Mitosis Cell Division

Mitosis cell division is the type of cell division cycle in which chromosomes in a cell nucleus are separated into two identical sets of chromosomes, each in its own nucleus.

The result of mitotic cell division is two daughter cells which are genetically identical to both each other and the parent cell. They resemble each other qualitatively as well as quantitatively. The mother and daughter have equal number of chromosomes (2n), and they are both haploid. Hence, this type of division is also called equational cell division.

In case of multicellular organisms, mitosis cell division ensures the increment in the number of cells as well as growth and development of the organisms. Mitosis cell division takes place in somatic or vegetative cells. Hence, it is also called vegetative cell division.

The process of mitosis is divided according to the development phases of the cells. It takes place as follows:

  1. Interphase
  2. Karyokinesis
  3. Cytokinesis


Interphase is the time period between two successive cell divisions where the cell prepares itself for the process. It is classified as G1 (first gap), S (synthesis), and G2(second gap).

During these sub-phases, cell grows and volume increases by producing proteins and other cell organelles, nucleus stains darkly, chromosomes get duplicated, division takes place and various other biosynthesis takes place and the cell is metabolically very active. However, no visible changes are observed.
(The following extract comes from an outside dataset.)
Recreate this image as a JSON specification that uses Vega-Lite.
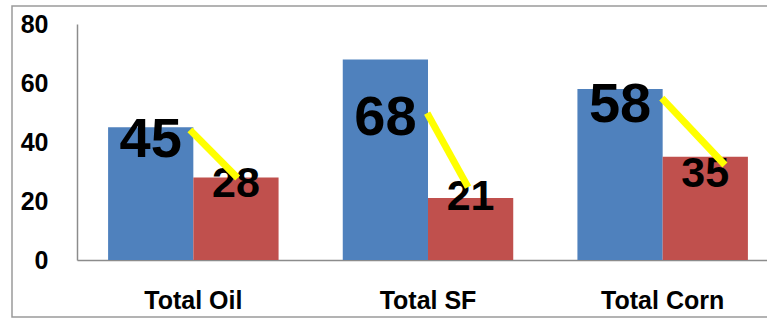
{
  "$schema": "https://vega.github.io/schema/vega-lite/v6.json",
  "autosize": {"type": "none"},
  "width": 760,
  "height": 311,
  "padding": {"left": 12, "top": 6, "right": 0, "bottom": 1},
  "background": "white",
  "config": {
    "view": {"stroke": "#9a9a9a", "strokeWidth": 1.5},
    "font": "Liberation Sans",
    "axis": {
      "domainColor": "#8c8c8c",
      "domainWidth": 1.5,
      "ticks": false,
      "grid": false,
      "labelFont": "Liberation Sans",
      "labelFontWeight": "bold",
      "labelFontSize": 25,
      "labelColor": "black"
    }
  },
  "datasets": {
    "bars": [
      {"category": "Total Oil", "series": "Series 1", "value": 45, "labelY": 34.9},
      {"category": "Total Oil", "series": "Series 2", "value": 28, "labelY": 21.4},
      {"category": "Total SF", "series": "Series 1", "value": 68, "labelY": 42.4},
      {"category": "Total SF", "series": "Series 2", "value": 21, "labelY": 16.9},
      {"category": "Total Corn", "series": "Series 1", "value": 58, "labelY": 46.8},
      {"category": "Total Corn", "series": "Series 2", "value": 35, "labelY": 24.7}
    ],
    "leaders": [
      {"category": "Total Oil", "offset": 0.96, "level": 44.1},
      {"category": "Total Oil", "offset": 1.52, "level": 27.8},
      {"category": "Total SF", "offset": 0.99, "level": 49.8},
      {"category": "Total SF", "offset": 1.47, "level": 24.7},
      {"category": "Total Corn", "offset": 0.99, "level": 54.9},
      {"category": "Total Corn", "offset": 1.73, "level": 32.2}
    ]
  },
  "layer": [
    {
      "data": {"name": "bars"},
      "mark": {"type": "bar"},
      "encoding": {
        "x": {
          "field": "category", "type": "nominal",
          "sort": ["Total Oil", "Total SF", "Total Corn"],
          "scale": {"range": [65, 767], "paddingInner": 0.2735, "paddingOuter": 0.1325},
          "axis": {"labelAngle": 0, "labelPadding": 28, "title": null, "offset": -57}
        },
        "xOffset": {"field": "series", "type": "nominal", "scale": {"type": "band", "paddingInner": 0, "paddingOuter": 0}},
        "y": {
          "field": "value", "type": "quantitative",
          "scale": {"domain": [0, 80], "nice": false, "range": [254, 18]},
          "axis": {"values": [0, 20, 40, 60, 80], "labelPadding": 29, "title": null, "offset": -65}
        },
        "color": {"field": "series", "type": "nominal", "scale": {"range": ["#4F81BD", "#C0504D"]}, "legend": null}
      }
    },
    {
      "data": {"name": "bars"},
      "transform": [{"filter": "datum.series === 'Series 1'"}],
      "mark": {"type": "text", "baseline": "alphabetic", "align": "center", "fontWeight": "bold", "fontSize": 56, "color": "black"},
      "encoding": {
        "x": {"field": "category", "type": "nominal", "sort": ["Total Oil", "Total SF", "Total Corn"]},
        "xOffset": {"field": "series", "type": "nominal", "scale": {"type": "band", "domain": ["Series 1", "Series 2"], "paddingInner": 0, "paddingOuter": 0}},
        "y": {"field": "labelY", "type": "quantitative"},
        "text": {"field": "value", "type": "quantitative"}
      }
    },
    {
      "data": {"name": "bars"},
      "transform": [{"filter": "datum.series === 'Series 2'"}],
      "mark": {"type": "text", "baseline": "alphabetic", "align": "center", "fontWeight": "bold", "fontSize": 43, "color": "black"},
      "encoding": {
        "x": {"field": "category", "type": "nominal", "sort": ["Total Oil", "Total SF", "Total Corn"]},
        "xOffset": {"field": "series", "type": "nominal", "scale": {"type": "band", "domain": ["Series 1", "Series 2"], "paddingInner": 0, "paddingOuter": 0}},
        "y": {"field": "labelY", "type": "quantitative"},
        "text": {"field": "value", "type": "quantitative"}
      }
    },
    {
      "data": {"name": "leaders"},
      "mark": {"type": "line", "color": "#FFFF00", "strokeWidth": 7, "strokeCap": "butt"},
      "encoding": {
        "x": {"field": "category", "type": "nominal", "sort": ["Total Oil", "Total SF", "Total Corn"]},
        "xOffset": {"field": "offset", "type": "quantitative", "scale": {"domain": [0, 2], "range": [0, 170.5], "nice": false, "zero": false}},
        "y": {"field": "level", "type": "quantitative"},
        "detail": {"field": "category", "type": "nominal"},
        "order": {"field": "offset", "type": "quantitative"}
      }
    }
  ],
  "resolve": {"scale": {"xOffset": "independent"}}
}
Hence, this period is also known as “resting phase” of a cell.

Interphase is called resting phase of cell


Division of nucleus during the cell cycle known as karyokinesis. It brings about the division of nucleus to form two daughter nuclei. It takes place as follows:

1. Prophase

This is the first stage of karyokinesis. During this period, the following changes appear in the cell:

  • Nuclear membrane and nucleolus starts to disappear.
  • The chromatin network of interphase starts to become shorter and thicker due to coiling as well as loss of water.
  • Each chromosome is duplicated and is visible in the form of a pair of sister chromatids (pairs of identical copies of DNA joined at a point called the centromere) which remain attached at a common point called centrosome.
  • By the late prophase, chromosomes are visible as thick rod-like structures and the nuclear membrane and nucleolus disappears completely.


2. Metaphase

The following changes takes place during metaphase:

  • Beginning of metaphase is characterized by the absence of nuclear membrane and nucleolus and the appearance of thread-like fiber called spindle fiber starting from the the poles of the cell.
  • Chromosomes become shorter and thicker.
  • Spindle fibers gets attached to the centromere of the chromosomes.
  • All the chromosomes lie at the equatorial line of the cell. This process by which all the chromosomes at brought at the center of the cell is known as congression and the virtual plate where all the chromosomes lie is known as metaphasic plate.


3. Anaphase

The following changes takes place during anaphase:


  1. During this period, sister chromatids are pulled towards opposite direction due to the contraction of spindle fiber.
  2. Due to the contraction of the spindle fiber, the centromere splits longitudinally resulting the single centromere for each chromatid, now called chromosomes. This is also supported by repulsion between two sister chromatids.
  3. Due to continuous contraction of spindle fiber, each chromosome now moves towards the opposite poles.
  4. By the late anaphase, spindle fiber disappears.
  5. During the pulling of the chromosomes by the spindle fiber, varies shapes of the chromosomes like (J) , (V) ,(i) , (l) are formed.

Metaphase and Anaphase

4. Telophase

Telophase is said to be the reversal of prophase.The following changes takes place in telophase:

  • During the beginning of telophase, all chromosomes (which are already at the poles), now starts to uncoil or elongate. It is aided by the absorption of water.
  • Slowly, nuclear membrane and nucleolus starts to appear.
  • By the late telophase, nuclear membrane and nucleolus reappears and chromatin network starts to appear.
  • At the end of telophase, two nuclei in a single cytoplasmic cell is formed.



The division of cytoplasm and it’s contents is called cytokinesis. It takes place in plant cell and animal cell by cell plate method and call furrow method respectively. In case of plant cell, the remnants of spindle fiber organizes at the center of the cell. Similarly, vesicles from endoplasmic reticulum and golgi complex organizes at the middle of the cell to form solid plate-like structure called cell plate. Finally, cytoplasm divides between two newly formed nuclei and new daughter plant cells are formed. Whereas, in case of animal cell, constriction develops from peripheral side and it increases towards the center. When the constriction or furrow meets, the cytoplasm divides to give two daughter animal cells.

Significance of Mitotic cell division

  1. Mitotic cell division contributes to the growth of cells and development of multicellular organisms from unicellular organism.
  2. Old cells are replaced by new cells with the help of mitotic cell division.
  3. The lost body parts in some organisms is regenerated by mitotic cell division.
  4. It contributes to produce genetically same organisms by asexual reproduction (eg. Hydra).
  5. It helps in vegetative propagation of plants which is utilized in floriculture and horticulture.